••• Von Martin Rümmele
WIEN/BRÜSSEL. Nur 20% der in Europa zugelassenen Wirkstoffe werden lokal produziert. Der Preisdruck sorgte bisher für eine Verschiebung insbesondere nach China und Indien, sagt Wolfgang Andiel, Präsident des Generikaverbandes. Lieferengpässe von lebenswichtigen Medikamenten waren deshalb ein Problem, das während der Coronakrise nochmals deutlicher wurde, sagt Andiel und fordert, die Versorgungssicherheit zu stärken.
Neue Strategie gesucht
„Wir brauchen eine effiziente, europaweite Pharma-Strategie, in der die globale Produktionsstruktur und Lieferketten resilienter gestaltet werden”, betonte Andiel angesichts der Tatsache, dass die Wirkstoff- und Medikamentenherstellung abgewandert ist. Dafür müssten die Lehren aus der covid-19-Krise gezogen werden, wie etwa die Abhängigkeit von Importen oder die Anfälligkeit und mangelnden Redundanzen in den Lieferketten.
Seit Wochen werden solche Rufe laut, die Pharmaindustrie zurückzuholen. Doch das wird nicht leicht, sind doch die Gesundheitssysteme auf die niedrigen Preise auf Fernost angewiesen. Und den wichtigen Handelspartner China will man auch nicht vergraulen. Abhilfe sollen nun Notlager schaffen, so der Plan der EU-Kommission. Ganz aufgeben will man Pläne zur Wiederansiedelung der Industrie in der EU aber nicht.

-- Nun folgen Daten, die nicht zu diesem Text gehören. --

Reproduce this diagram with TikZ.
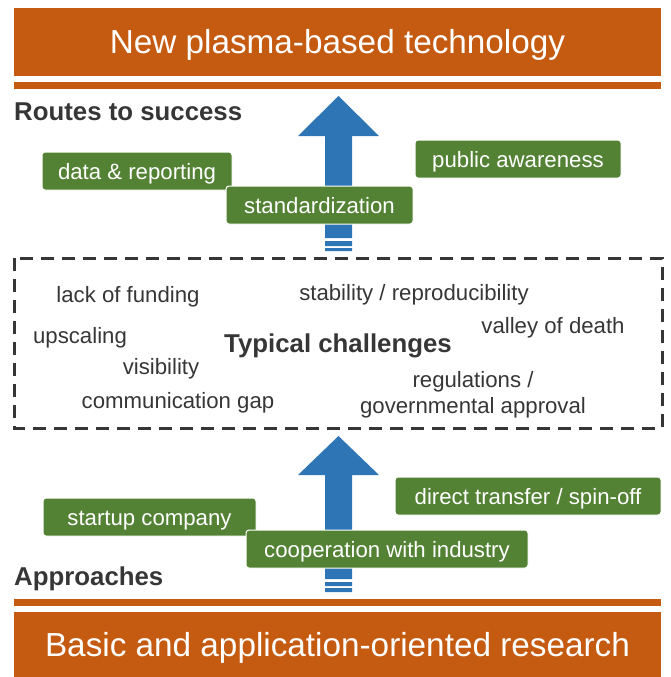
\documentclass[tikz,border=0pt]{standalone}
\usepackage{fontspec}
\setmainfont{Liberation Sans}
\definecolor{plasmaorange}{HTML}{C55A11}
\definecolor{routegreen}{HTML}{548235}
\definecolor{arrowblue}{HTML}{2E75B6}
\definecolor{textgray}{HTML}{363636}

\begin{document}
\begin{tikzpicture}[x=1pt, y=-1pt,
  bar/.style={rectangle, fill=plasmaorange, draw=none, text=white, minimum width=647pt, inner sep=0pt, text height=24pt, text depth=0pt, font=\fontsize{33.3}{36}\selectfont},
  route/.style={rectangle, rounded corners=3pt, fill=routegreen, draw=white, line width=1pt, text=white, minimum height=38pt, inner sep=0pt, text height=16pt, text depth=0pt, font=\fontsize{22.2}{24}\selectfont},
  hurdle/.style={text=textgray, anchor=base, inner sep=0pt, font=\fontsize{22.2}{24}\selectfont},
  heading/.style={text=textgray, anchor=base west, inner sep=0pt, font=\bfseries\fontsize{25.8}{28}\selectfont}]
\useasboundingbox (0,0) rectangle (670,677);

% orange bars top and bottom
\node[bar, minimum height=68pt] (tech) at (337.5,42) {New plasma-based technology};
\fill[plasmaorange] (14,82) rectangle (661,89);
\fill[plasmaorange] (14,599) rectangle (661,606);
\node[bar, minimum height=65pt] (research) at (337.5,644.5) {Basic and application-oriented research};

\node[heading] (routes) at (14,120) {Routes to success};
\node[heading] (approaches) at (14,585) {Approaches};

% upper arrow with stripes
\fill[arrowblue] (325,238) -- (325,136) -- (298,136) -- (338.5,96)
      -- (379,136) -- (352,136) -- (352,238) -- cycle;
\fill[arrowblue] (325,241) rectangle (352,246) (325,248) rectangle (352,251);

\node[route, minimum width=190pt] (data) at (137,171) {data \& reporting};
\node[route, minimum width=206pt] (public) at (518,159) {public awareness};
\node[route, minimum width=187pt] (standard) at (319.5,205) {standardization};

% challenges
\draw[textgray, line width=3pt, dash pattern=on 13pt off 8pt]
      (14,258) rectangle (662,428);
\node[hurdle] (funding) at (128,302) {lack of funding};
\node[hurdle] (stability) at (414,300) {stability / reproducibility};
\node[hurdle] (valley) at (553,333) {valley of death};
\node[hurdle] (upscaling) at (80,343) {upscaling};
\node[hurdle, font=\bfseries\fontsize{25.8}{28}\selectfont] (typical) at (338,352) {Typical challenges};
\node[hurdle] (visibility) at (161,374) {visibility};
\node[hurdle] (regulations) at (473,387) {regulations /};
\node[hurdle] (approval) at (473,413) {governmental approval};
\node[hurdle] (gap) at (178,408) {communication gap};

% lower arrow with stripes
\fill[arrowblue] (325,579) -- (325,475) -- (298,475) -- (338.5,436)
      -- (379,475) -- (352,475) -- (352,579) -- cycle;
\fill[arrowblue] (325,582) rectangle (352,586) (325,588) rectangle (352,592);

\node[route, minimum width=213pt] (startup) at (149.5,517) {startup company};
\node[route, minimum width=266pt] (direct) at (528,496) {direct transfer / spin-off};
\node[route, minimum width=282pt] (coop) at (387,549) {cooperation with industry};

\end{tikzpicture}
\end{document}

Die Lagerhaltung soll aus dem neuen Gesundheitsbudget im Volumen von 9,4 Mrd. € bezahlt werden, kündigte die Kommission in Brüssel an. Die Reserve werde einen Notfall-Bestand im Wert von 380 Mio. € ergänzen, den die Gemeinschaft angelegt hatte, nachdem vielen Ländern zu Beginn der Coronakrise Schutzmasken, Tests, Beatmungsgeräte und Medikamente für die Behandlung auf der Intensivstation und anderes lebenswichtiges Material fehlte. Künftig will die EU auch Desinfektionsmittel, Test- und Diagnose-Reagenzien, Schutzausrüstung und weitere wichtige Arzneimittel einlagern. Außerdem sollen von dem Budget, das die Parlamente der Mitgliedsstaaten noch billigen müssen, Impfstoffe angeschafft werden. EU-Gesundheitskommissarin Stella Kyriakides erklärte, sie wolle Pharma-Firmen mit Anreizen dafür gewinnen, Impfstoff wieder in Europa zu entwickeln und herzustellen.
Großhandel ist starklar
Es sei wichtig, Arzneimittel im Land zu haben, wenn sie benötigt werden, sowie die Logistik, um diese Medikamente rasch zur Verfügung stellen zu können, sagt der Präsident des Großhandelsverbandes Phago, Andreas Windischbauer. Wenn man die Versorgung mit Arzneimitteln absichern will, braucht es Lager, besonders im Falle von Grenzschließungen wie zuletzt. Phago will, dass die 23 Lager der Vollgroßhändler für einen Sicherheitsbestand an versorgungskritischen Medikamenten herangezogen werden.